Os lituanos apoiam muito a Ucrânia. Muitos são severos em relação à Rússia, marcados por aquilo a que chamam ocupação, exploração e 'russificação' do seu país na altura da União Soviética.
Sidorov acredita que um "vírus psicológico" herdado da História coloca os russos como inimigos na mente das pessoas, mesmo que o russo com quem se cruzam não seja mau.
O migrante lembra-se de ocasiões em que outras pessoas foram agressivas, hostis ou o questionaram incansavelmente sobre a sua posição em relação à guerra, por vezes insultando-o ou dizendo piadas ofensivas.
"A verdade é que a maior parte da população russa não é política", sublinha.
"A União Soviética eliminou toda a vontade de influenciar a política. Este regime disse às pessoas como deviam viver durante 70 anos e elas ficaram impotentes devido ao caráter autoritário".
Vílnius, em solidariedade com Kiev, implementou várias medidas restritivas para os cidadãos russos, suspendendo os vistos pouco depois da invasão e proibindo-os de comprar propriedades na Lituânia.
"Penso que estas políticas são um grande erro", critica Sidorov. "As pessoas que apoiam esta confusão ficam na Rússia. Todos os outros fogem e tentam fazer uma nova vida".

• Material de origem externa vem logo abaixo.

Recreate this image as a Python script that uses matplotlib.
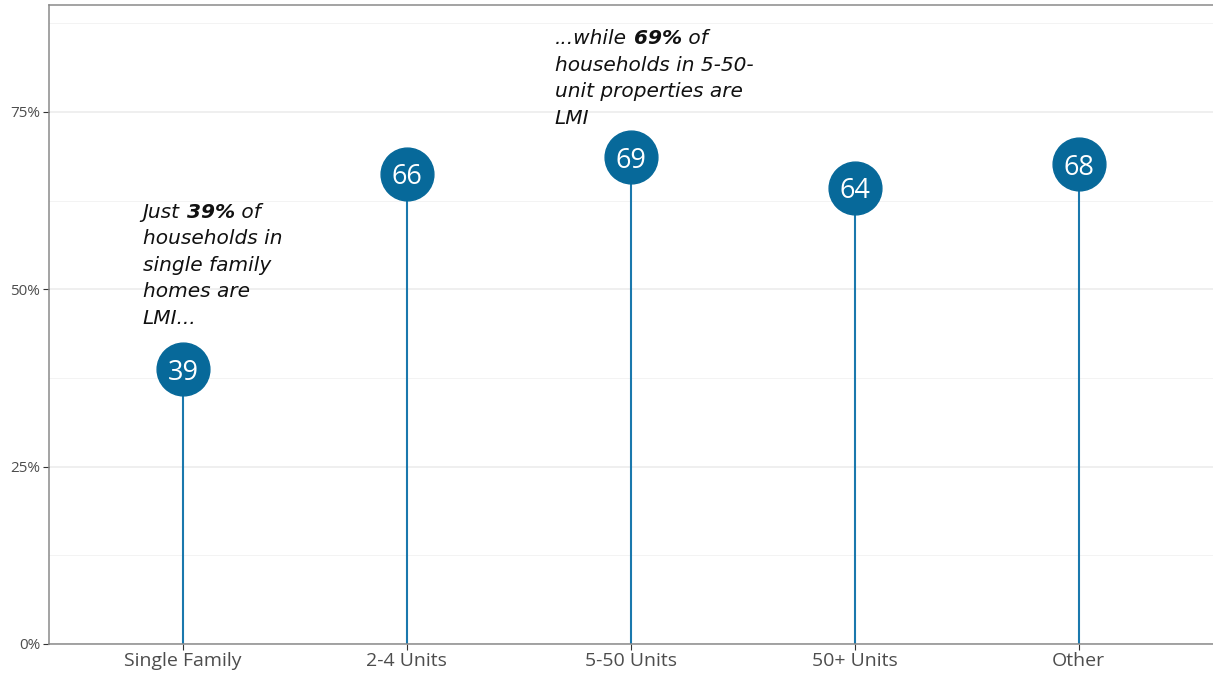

"Já temos problemas suficientes. Perdemos as nossas casas. Não podemos simplesmente voltar para a Rússia."
"A elite russa está a gozar a vida na Europa como se nada tivesse acontecido"
Mas nem toda a gente está de acordo. Em setembro passado, Benjamin Tallis, especialista em política e segurança internacional, disse à Euronews que a imposição de medidas duras aos cidadãos russos na UE era necessária para mostrar o quanto o bloco estava contra a agressão de Moscovo.
"É errado ver que a elite russa está a gozar a vida na Europa como se nada tivesse acontecido, enquanto os russos continuam a matar, torturar, violar e roubar a Ucrânia", realçou também a cientista política Kristi Raik na altura.
Apesar das restrições de viagem e de vistos impostas por uma grande parte dos países da UE à Rússia em 2022, mais de 600 mil cidadãos russos receberam vistos Schengen no ano passado.
Nadezda Kutepova, uma advogada e ativista russa dos direitos humanos, chegou a França como refugiada em 2015 e acredita que o país "faz o seu melhor".
A forma como é tratada pela sociedade ou pelo Estado franceses não mudou desde o início da guerra, exceto os eternos "problemas da burocracia francesa", revela à Euronews.
Mas Kutepova é severa com os seus compatriotas.
"Estou muito, muito zangada com isto. As pessoas não vão às manifestações porque pensam que a sua participação não é útil. Mas isso não é verdade", acrescenta.
A advogada protesta contra a guerra e critica a "comunidade pró-Putin" em França. Por outro lado, elogia Paris pela criação de mecanismos especiais de proteção dos refugiados ucranianos.
Kutepova consegue compreender as "coisas más" que os ucranianos pensam frequentemente sobre a comunidade russa. "Mas a maioria dos russos não está preparada para ser acusada disso. Eles não são responsáveis pela situação".
Na opinião da ativista, a Europa deveria fazer mais para integrar os russos que vivem dentro das suas fronteiras.
"A comunidade europeia deve estar mais atenta ao que os russos estão a fazer, porque há sempre o perigo de aqueles que não falam a língua local ou não compreendem a história e códigos culturais locais serem facilmente capturados pela embaixada russa", alerta.